- **Data provided**:
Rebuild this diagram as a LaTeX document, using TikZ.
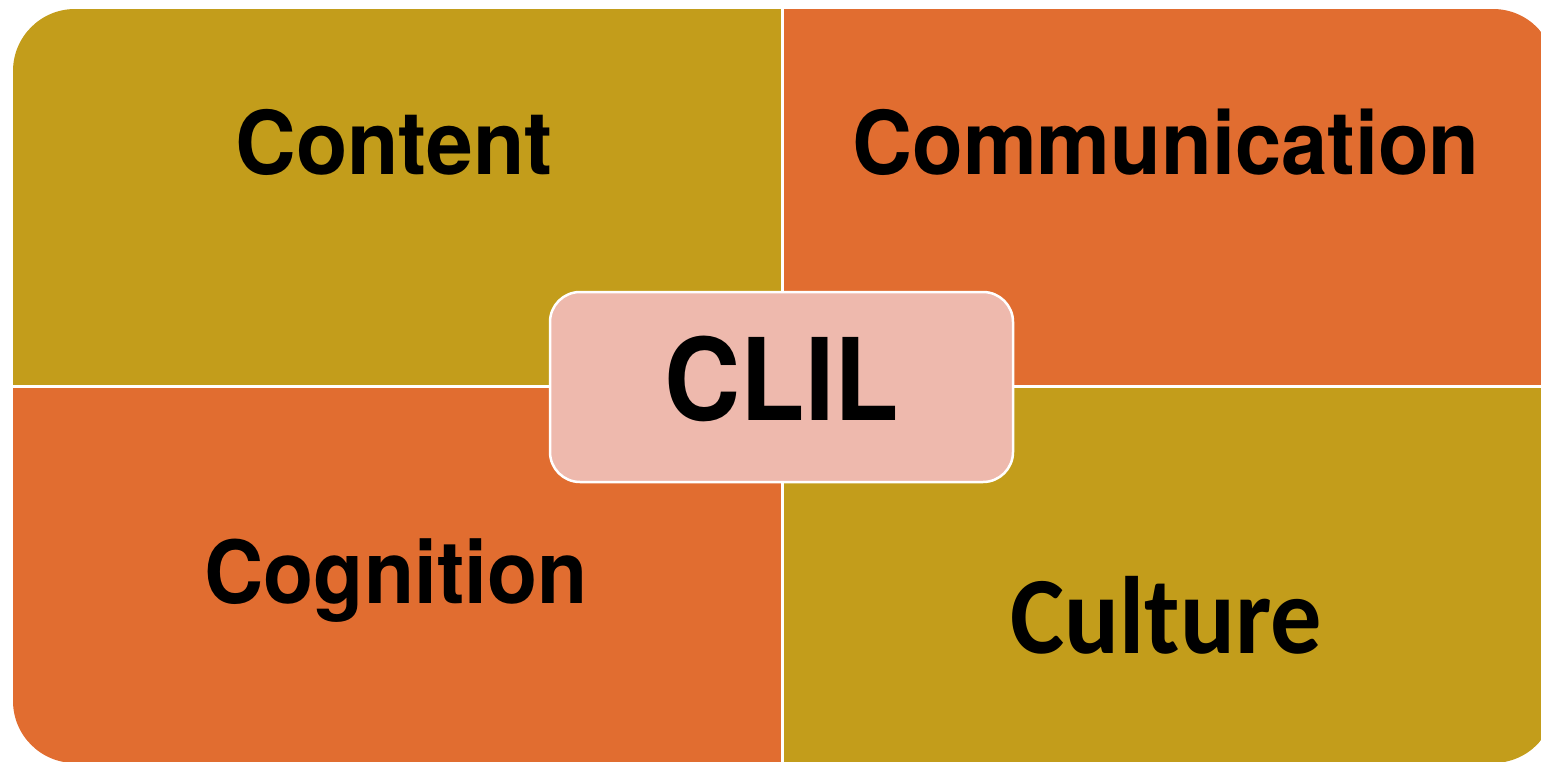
\documentclass[tikz,border=0pt]{standalone}
\usepackage{fontspec}
\setmainfont{TeX Gyre Heros}
\newfontfamily\culturefont{Carlito}
\definecolor{olivequad}{RGB}{195,157,27}
\definecolor{orangequad}{RGB}{225,109,48}
\definecolor{pinkbox}{RGB}{238,185,173}
\tikzset{
  quadlabel/.style={anchor=base, inner sep=0pt, text=black, font=\bfseries},
  divider/.style={draw=white, line width=3pt},
}
\begin{document}
\begin{tikzpicture}[x=1pt,y=-1pt]
\useasboundingbox (0,0) rectangle (1541,762);
\clip (0,0) rectangle (1541,762);
\begin{scope}
  \clip[rounded corners=62pt] (13,9) rectangle (1555,763);
  \fill[olivequad] (13,9) rectangle (782,386);
  \fill[orangequad] (782,9) rectangle (1555,386);
  \fill[orangequad] (13,386) rectangle (782,763);
  \fill[olivequad] (782,386) rectangle (1555,763);
\end{scope}
\coordinate (vtop) at (782,0);
\coordinate (vbot) at (782,770);
\coordinate (hleft) at (0,386);
\coordinate (hright) at (1560,386);
\draw[divider] (vtop) -- (vbot);
\draw[divider] (hleft) -- (hright);
\draw[fill=pinkbox, draw=white, line width=2.5pt, rounded corners=30pt] (550,292) rectangle (1013,482);
\node[quadlabel] (content) at (394,175) {\fontsize{88}{90}\selectfont\scalebox{0.955}[1]{Content}};
\node[quadlabel] (communication) at (1166,175) {\fontsize{88}{90}\selectfont\scalebox{0.943}[1]{Communication}};
\node[quadlabel] (cognition) at (396,603) {\fontsize{87}{90}\selectfont\scalebox{0.943}[1]{Cognition}};
\node[quadlabel] (culture) at (1166,653) {\culturefont\fontsize{110}{112}\selectfont\scalebox{0.93}[1]{Culture}};
\node[quadlabel] (clil) at (782,420) {\fontsize{114}{116}\selectfont\scalebox{0.925}[1]{CLIL}};
\end{tikzpicture}
\end{document}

- **Request**: Leave the images out, please, and restate each line word for word.

- **Solution to this task**:
Rebuild this diagram as a LaTeX document, using TikZ.
\documentclass[tikz,border=0pt]{standalone}
\usepackage{fontspec}
\setmainfont{TeX Gyre Heros}
\newfontfamily\culturefont{Carlito}
\definecolor{olivequad}{RGB}{195,157,27}
\definecolor{orangequad}{RGB}{225,109,48}
\definecolor{pinkbox}{RGB}{238,185,173}
\tikzset{
  quadlabel/.style={anchor=base, inner sep=0pt, text=black, font=\bfseries},
  divider/.style={draw=white, line width=3pt},
}
\begin{document}
\begin{tikzpicture}[x=1pt,y=-1pt]
\useasboundingbox (0,0) rectangle (1541,762);
\clip (0,0) rectangle (1541,762);
\begin{scope}
  \clip[rounded corners=62pt] (13,9) rectangle (1555,763);
  \fill[olivequad] (13,9) rectangle (782,386);
  \fill[orangequad] (782,9) rectangle (1555,386);
  \fill[orangequad] (13,386) rectangle (782,763);
  \fill[olivequad] (782,386) rectangle (1555,763);
\end{scope}
\coordinate (vtop) at (782,0);
\coordinate (vbot) at (782,770);
\coordinate (hleft) at (0,386);
\coordinate (hright) at (1560,386);
\draw[divider] (vtop) -- (vbot);
\draw[divider] (hleft) -- (hright);
\draw[fill=pinkbox, draw=white, line width=2.5pt, rounded corners=30pt] (550,292) rectangle (1013,482);
\node[quadlabel] (content) at (394,175) {\fontsize{88}{90}\selectfont\scalebox{0.955}[1]{Content}};
\node[quadlabel] (communication) at (1166,175) {\fontsize{88}{90}\selectfont\scalebox{0.943}[1]{Communication}};
\node[quadlabel] (cognition) at (396,603) {\fontsize{87}{90}\selectfont\scalebox{0.943}[1]{Cognition}};
\node[quadlabel] (culture) at (1166,653) {\culturefont\fontsize{110}{112}\selectfont\scalebox{0.93}[1]{Culture}};
\node[quadlabel] (clil) at (782,420) {\fontsize{114}{116}\selectfont\scalebox{0.925}[1]{CLIL}};
\end{tikzpicture}
\end{document}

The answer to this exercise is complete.